§ **What is needed**
Among the entries below, which lines run from the line with "Convert this screenshot to HTML." through the line with "</body></html>"? Retype those, both ends included, exactly and without pictures.

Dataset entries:
___
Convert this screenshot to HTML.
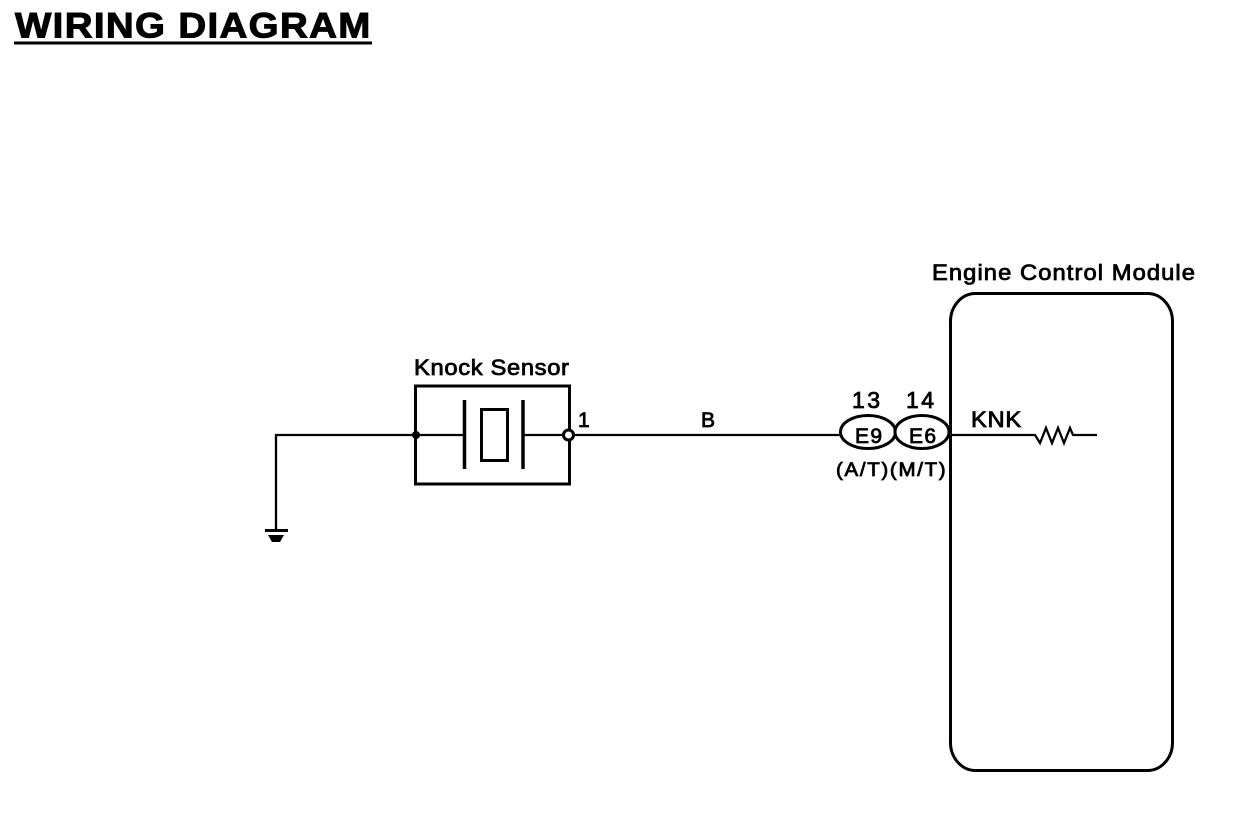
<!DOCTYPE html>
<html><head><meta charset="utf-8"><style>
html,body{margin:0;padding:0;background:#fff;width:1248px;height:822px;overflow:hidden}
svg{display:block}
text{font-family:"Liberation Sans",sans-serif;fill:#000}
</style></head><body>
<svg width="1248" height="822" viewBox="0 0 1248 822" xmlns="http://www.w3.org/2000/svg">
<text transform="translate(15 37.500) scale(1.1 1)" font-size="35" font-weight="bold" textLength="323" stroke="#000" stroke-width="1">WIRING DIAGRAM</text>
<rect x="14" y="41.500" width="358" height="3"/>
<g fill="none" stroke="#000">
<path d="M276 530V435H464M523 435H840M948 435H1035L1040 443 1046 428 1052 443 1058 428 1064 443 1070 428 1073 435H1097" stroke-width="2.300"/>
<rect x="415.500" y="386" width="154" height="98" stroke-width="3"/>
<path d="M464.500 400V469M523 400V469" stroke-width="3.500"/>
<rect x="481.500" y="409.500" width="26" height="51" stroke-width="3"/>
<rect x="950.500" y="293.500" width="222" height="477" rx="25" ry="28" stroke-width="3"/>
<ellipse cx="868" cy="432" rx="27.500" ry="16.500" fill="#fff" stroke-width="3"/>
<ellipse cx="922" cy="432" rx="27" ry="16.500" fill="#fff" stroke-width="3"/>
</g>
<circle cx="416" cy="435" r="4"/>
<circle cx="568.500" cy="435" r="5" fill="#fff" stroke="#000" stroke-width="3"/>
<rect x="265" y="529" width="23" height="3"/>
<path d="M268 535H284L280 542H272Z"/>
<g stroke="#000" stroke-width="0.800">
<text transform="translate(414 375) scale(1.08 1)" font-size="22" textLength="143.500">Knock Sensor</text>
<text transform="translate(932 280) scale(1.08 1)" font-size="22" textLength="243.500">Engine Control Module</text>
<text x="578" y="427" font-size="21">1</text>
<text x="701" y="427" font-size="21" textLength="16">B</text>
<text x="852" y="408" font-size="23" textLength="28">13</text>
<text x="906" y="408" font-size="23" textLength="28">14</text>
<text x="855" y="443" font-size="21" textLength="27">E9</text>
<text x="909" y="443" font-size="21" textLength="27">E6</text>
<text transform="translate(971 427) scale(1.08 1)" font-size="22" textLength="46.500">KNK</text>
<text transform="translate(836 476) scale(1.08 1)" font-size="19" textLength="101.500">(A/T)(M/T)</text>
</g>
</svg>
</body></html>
___
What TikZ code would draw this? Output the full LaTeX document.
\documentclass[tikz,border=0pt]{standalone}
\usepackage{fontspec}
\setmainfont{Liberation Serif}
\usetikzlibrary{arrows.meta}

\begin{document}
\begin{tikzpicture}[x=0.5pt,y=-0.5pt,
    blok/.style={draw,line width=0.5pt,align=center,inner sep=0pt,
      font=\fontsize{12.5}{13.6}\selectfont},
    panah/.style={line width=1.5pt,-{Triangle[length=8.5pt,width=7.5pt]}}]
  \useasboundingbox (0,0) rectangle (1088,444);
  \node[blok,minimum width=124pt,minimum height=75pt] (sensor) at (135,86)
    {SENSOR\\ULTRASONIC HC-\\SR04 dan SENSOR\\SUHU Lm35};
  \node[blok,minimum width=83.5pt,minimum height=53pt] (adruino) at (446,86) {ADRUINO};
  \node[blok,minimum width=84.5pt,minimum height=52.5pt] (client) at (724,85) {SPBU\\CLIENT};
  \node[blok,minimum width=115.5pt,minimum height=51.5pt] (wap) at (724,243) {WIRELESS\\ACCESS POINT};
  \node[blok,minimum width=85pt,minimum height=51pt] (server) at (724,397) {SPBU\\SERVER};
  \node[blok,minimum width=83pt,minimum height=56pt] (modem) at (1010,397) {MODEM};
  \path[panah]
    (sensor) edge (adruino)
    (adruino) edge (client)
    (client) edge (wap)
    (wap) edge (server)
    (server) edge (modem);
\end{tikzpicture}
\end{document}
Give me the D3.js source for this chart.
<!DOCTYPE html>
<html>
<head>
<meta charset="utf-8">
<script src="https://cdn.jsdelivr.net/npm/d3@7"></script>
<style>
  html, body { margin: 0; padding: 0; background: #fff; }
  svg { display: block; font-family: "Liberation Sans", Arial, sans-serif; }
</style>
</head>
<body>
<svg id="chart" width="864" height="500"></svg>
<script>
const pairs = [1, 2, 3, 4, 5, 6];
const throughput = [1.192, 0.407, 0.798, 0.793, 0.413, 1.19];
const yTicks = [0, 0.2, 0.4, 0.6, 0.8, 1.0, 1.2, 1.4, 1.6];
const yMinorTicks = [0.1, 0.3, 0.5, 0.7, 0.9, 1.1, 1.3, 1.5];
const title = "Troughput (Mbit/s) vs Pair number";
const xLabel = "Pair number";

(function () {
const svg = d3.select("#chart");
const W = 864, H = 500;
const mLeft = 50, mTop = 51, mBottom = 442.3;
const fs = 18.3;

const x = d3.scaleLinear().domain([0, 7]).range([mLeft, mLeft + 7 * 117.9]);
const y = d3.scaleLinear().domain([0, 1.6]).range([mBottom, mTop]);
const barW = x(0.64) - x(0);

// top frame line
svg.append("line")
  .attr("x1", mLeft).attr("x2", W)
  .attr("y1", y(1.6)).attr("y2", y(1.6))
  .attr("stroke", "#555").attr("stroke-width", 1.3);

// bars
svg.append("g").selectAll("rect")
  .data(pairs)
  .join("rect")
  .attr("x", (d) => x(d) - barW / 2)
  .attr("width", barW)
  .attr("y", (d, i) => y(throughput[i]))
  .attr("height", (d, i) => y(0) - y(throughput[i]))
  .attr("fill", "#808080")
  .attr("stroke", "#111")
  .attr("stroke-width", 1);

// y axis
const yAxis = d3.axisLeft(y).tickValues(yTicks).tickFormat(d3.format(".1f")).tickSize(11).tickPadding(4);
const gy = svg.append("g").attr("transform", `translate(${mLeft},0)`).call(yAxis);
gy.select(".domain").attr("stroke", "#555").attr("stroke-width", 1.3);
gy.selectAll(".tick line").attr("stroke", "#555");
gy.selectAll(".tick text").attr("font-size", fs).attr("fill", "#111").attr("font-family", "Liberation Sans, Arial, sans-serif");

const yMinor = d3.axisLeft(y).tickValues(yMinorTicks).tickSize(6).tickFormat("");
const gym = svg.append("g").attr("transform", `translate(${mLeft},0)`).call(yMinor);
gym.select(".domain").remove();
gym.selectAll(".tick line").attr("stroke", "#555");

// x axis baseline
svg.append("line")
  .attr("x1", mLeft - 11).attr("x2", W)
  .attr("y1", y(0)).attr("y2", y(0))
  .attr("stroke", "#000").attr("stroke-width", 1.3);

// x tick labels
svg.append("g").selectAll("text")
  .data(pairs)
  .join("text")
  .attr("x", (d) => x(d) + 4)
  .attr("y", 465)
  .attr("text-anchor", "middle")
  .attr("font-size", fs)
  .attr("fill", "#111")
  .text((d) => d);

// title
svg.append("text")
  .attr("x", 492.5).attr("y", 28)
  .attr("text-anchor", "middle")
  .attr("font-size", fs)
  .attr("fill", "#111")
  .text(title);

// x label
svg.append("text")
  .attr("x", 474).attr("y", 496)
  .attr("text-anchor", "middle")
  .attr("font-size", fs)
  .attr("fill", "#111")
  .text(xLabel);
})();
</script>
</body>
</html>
___
§ **Exercise result**
Convert this screenshot to HTML.
<!DOCTYPE html>
<html><head><meta charset="utf-8"><style>
html,body{margin:0;padding:0;background:#fff;width:1248px;height:822px;overflow:hidden}
svg{display:block}
text{font-family:"Liberation Sans",sans-serif;fill:#000}
</style></head><body>
<svg width="1248" height="822" viewBox="0 0 1248 822" xmlns="http://www.w3.org/2000/svg">
<text transform="translate(15 37.500) scale(1.1 1)" font-size="35" font-weight="bold" textLength="323" stroke="#000" stroke-width="1">WIRING DIAGRAM</text>
<rect x="14" y="41.500" width="358" height="3"/>
<g fill="none" stroke="#000">
<path d="M276 530V435H464M523 435H840M948 435H1035L1040 443 1046 428 1052 443 1058 428 1064 443 1070 428 1073 435H1097" stroke-width="2.300"/>
<rect x="415.500" y="386" width="154" height="98" stroke-width="3"/>
<path d="M464.500 400V469M523 400V469" stroke-width="3.500"/>
<rect x="481.500" y="409.500" width="26" height="51" stroke-width="3"/>
<rect x="950.500" y="293.500" width="222" height="477" rx="25" ry="28" stroke-width="3"/>
<ellipse cx="868" cy="432" rx="27.500" ry="16.500" fill="#fff" stroke-width="3"/>
<ellipse cx="922" cy="432" rx="27" ry="16.500" fill="#fff" stroke-width="3"/>
</g>
<circle cx="416" cy="435" r="4"/>
<circle cx="568.500" cy="435" r="5" fill="#fff" stroke="#000" stroke-width="3"/>
<rect x="265" y="529" width="23" height="3"/>
<path d="M268 535H284L280 542H272Z"/>
<g stroke="#000" stroke-width="0.800">
<text transform="translate(414 375) scale(1.08 1)" font-size="22" textLength="143.500">Knock Sensor</text>
<text transform="translate(932 280) scale(1.08 1)" font-size="22" textLength="243.500">Engine Control Module</text>
<text x="578" y="427" font-size="21">1</text>
<text x="701" y="427" font-size="21" textLength="16">B</text>
<text x="852" y="408" font-size="23" textLength="28">13</text>
<text x="906" y="408" font-size="23" textLength="28">14</text>
<text x="855" y="443" font-size="21" textLength="27">E9</text>
<text x="909" y="443" font-size="21" textLength="27">E6</text>
<text transform="translate(971 427) scale(1.08 1)" font-size="22" textLength="46.500">KNK</text>
<text transform="translate(836 476) scale(1.08 1)" font-size="19" textLength="101.500">(A/T)(M/T)</text>
</g>
</svg>
</body></html>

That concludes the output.